What is being asked
Set down the material below word for word, excluding the pictures.

Dataset excerpt
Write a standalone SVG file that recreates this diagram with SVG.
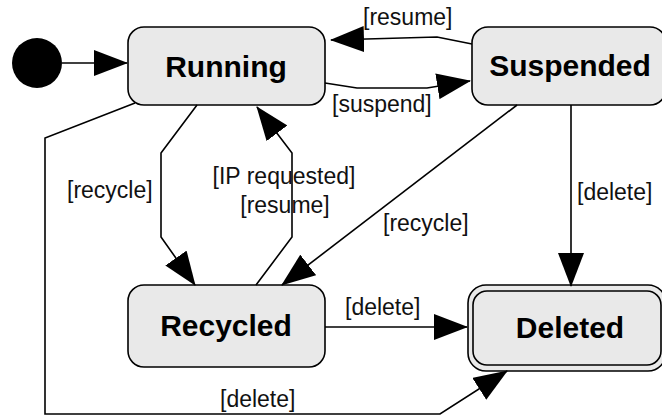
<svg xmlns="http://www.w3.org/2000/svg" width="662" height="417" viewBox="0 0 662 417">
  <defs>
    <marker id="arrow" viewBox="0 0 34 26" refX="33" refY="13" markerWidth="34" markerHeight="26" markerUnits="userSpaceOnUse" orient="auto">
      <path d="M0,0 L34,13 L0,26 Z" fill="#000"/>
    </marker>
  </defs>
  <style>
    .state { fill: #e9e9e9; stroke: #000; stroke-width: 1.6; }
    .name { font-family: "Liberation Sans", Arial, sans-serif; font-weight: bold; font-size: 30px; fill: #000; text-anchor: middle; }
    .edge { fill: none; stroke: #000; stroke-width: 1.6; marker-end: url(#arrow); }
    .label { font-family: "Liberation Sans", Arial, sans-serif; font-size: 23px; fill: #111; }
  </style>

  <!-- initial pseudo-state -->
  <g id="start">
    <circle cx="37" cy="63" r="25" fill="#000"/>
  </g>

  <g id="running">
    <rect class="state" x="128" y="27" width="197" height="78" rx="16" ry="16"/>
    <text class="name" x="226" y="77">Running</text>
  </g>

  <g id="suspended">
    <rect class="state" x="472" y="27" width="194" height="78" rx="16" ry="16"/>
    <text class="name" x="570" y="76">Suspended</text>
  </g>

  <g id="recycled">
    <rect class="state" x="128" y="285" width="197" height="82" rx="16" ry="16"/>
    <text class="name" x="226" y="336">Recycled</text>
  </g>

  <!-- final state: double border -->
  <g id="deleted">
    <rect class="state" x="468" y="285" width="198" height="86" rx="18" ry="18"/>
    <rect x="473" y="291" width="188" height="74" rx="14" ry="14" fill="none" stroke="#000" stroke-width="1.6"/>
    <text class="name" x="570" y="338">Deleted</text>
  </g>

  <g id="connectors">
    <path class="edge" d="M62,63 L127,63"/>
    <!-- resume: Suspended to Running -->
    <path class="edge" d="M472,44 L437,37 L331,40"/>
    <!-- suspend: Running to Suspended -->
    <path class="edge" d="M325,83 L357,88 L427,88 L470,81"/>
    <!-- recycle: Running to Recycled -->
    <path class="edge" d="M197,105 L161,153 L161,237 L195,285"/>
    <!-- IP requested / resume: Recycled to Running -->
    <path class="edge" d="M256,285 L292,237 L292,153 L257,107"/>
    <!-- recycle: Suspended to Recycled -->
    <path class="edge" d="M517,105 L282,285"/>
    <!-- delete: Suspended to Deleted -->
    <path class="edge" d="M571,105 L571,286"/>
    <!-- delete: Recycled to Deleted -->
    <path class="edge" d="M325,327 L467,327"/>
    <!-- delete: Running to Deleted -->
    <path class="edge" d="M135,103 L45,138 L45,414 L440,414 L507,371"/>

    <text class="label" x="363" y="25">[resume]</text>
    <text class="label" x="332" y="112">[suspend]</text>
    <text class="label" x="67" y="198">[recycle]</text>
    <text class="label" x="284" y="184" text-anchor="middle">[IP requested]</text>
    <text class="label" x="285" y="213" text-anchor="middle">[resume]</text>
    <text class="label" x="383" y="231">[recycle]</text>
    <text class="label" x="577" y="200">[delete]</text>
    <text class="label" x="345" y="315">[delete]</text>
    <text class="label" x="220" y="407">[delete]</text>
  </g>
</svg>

Result
Write a standalone SVG file that recreates this diagram with SVG.
<svg xmlns="http://www.w3.org/2000/svg" width="662" height="417" viewBox="0 0 662 417">
  <defs>
    <marker id="arrow" viewBox="0 0 34 26" refX="33" refY="13" markerWidth="34" markerHeight="26" markerUnits="userSpaceOnUse" orient="auto">
      <path d="M0,0 L34,13 L0,26 Z" fill="#000"/>
    </marker>
  </defs>
  <style>
    .state { fill: #e9e9e9; stroke: #000; stroke-width: 1.6; }
    .name { font-family: "Liberation Sans", Arial, sans-serif; font-weight: bold; font-size: 30px; fill: #000; text-anchor: middle; }
    .edge { fill: none; stroke: #000; stroke-width: 1.6; marker-end: url(#arrow); }
    .label { font-family: "Liberation Sans", Arial, sans-serif; font-size: 23px; fill: #111; }
  </style>

  <!-- initial pseudo-state -->
  <g id="start">
    <circle cx="37" cy="63" r="25" fill="#000"/>
  </g>

  <g id="running">
    <rect class="state" x="128" y="27" width="197" height="78" rx="16" ry="16"/>
    <text class="name" x="226" y="77">Running</text>
  </g>

  <g id="suspended">
    <rect class="state" x="472" y="27" width="194" height="78" rx="16" ry="16"/>
    <text class="name" x="570" y="76">Suspended</text>
  </g>

  <g id="recycled">
    <rect class="state" x="128" y="285" width="197" height="82" rx="16" ry="16"/>
    <text class="name" x="226" y="336">Recycled</text>
  </g>

  <!-- final state: double border -->
  <g id="deleted">
    <rect class="state" x="468" y="285" width="198" height="86" rx="18" ry="18"/>
    <rect x="473" y="291" width="188" height="74" rx="14" ry="14" fill="none" stroke="#000" stroke-width="1.6"/>
    <text class="name" x="570" y="338">Deleted</text>
  </g>

  <g id="connectors">
    <path class="edge" d="M62,63 L127,63"/>
    <!-- resume: Suspended to Running -->
    <path class="edge" d="M472,44 L437,37 L331,40"/>
    <!-- suspend: Running to Suspended -->
    <path class="edge" d="M325,83 L357,88 L427,88 L470,81"/>
    <!-- recycle: Running to Recycled -->
    <path class="edge" d="M197,105 L161,153 L161,237 L195,285"/>
    <!-- IP requested / resume: Recycled to Running -->
    <path class="edge" d="M256,285 L292,237 L292,153 L257,107"/>
    <!-- recycle: Suspended to Recycled -->
    <path class="edge" d="M517,105 L282,285"/>
    <!-- delete: Suspended to Deleted -->
    <path class="edge" d="M571,105 L571,286"/>
    <!-- delete: Recycled to Deleted -->
    <path class="edge" d="M325,327 L467,327"/>
    <!-- delete: Running to Deleted -->
    <path class="edge" d="M135,103 L45,138 L45,414 L440,414 L507,371"/>

    <text class="label" x="363" y="25">[resume]</text>
    <text class="label" x="332" y="112">[suspend]</text>
    <text class="label" x="67" y="198">[recycle]</text>
    <text class="label" x="284" y="184" text-anchor="middle">[IP requested]</text>
    <text class="label" x="285" y="213" text-anchor="middle">[resume]</text>
    <text class="label" x="383" y="231">[recycle]</text>
    <text class="label" x="577" y="200">[delete]</text>
    <text class="label" x="345" y="315">[delete]</text>
    <text class="label" x="220" y="407">[delete]</text>
  </g>
</svg>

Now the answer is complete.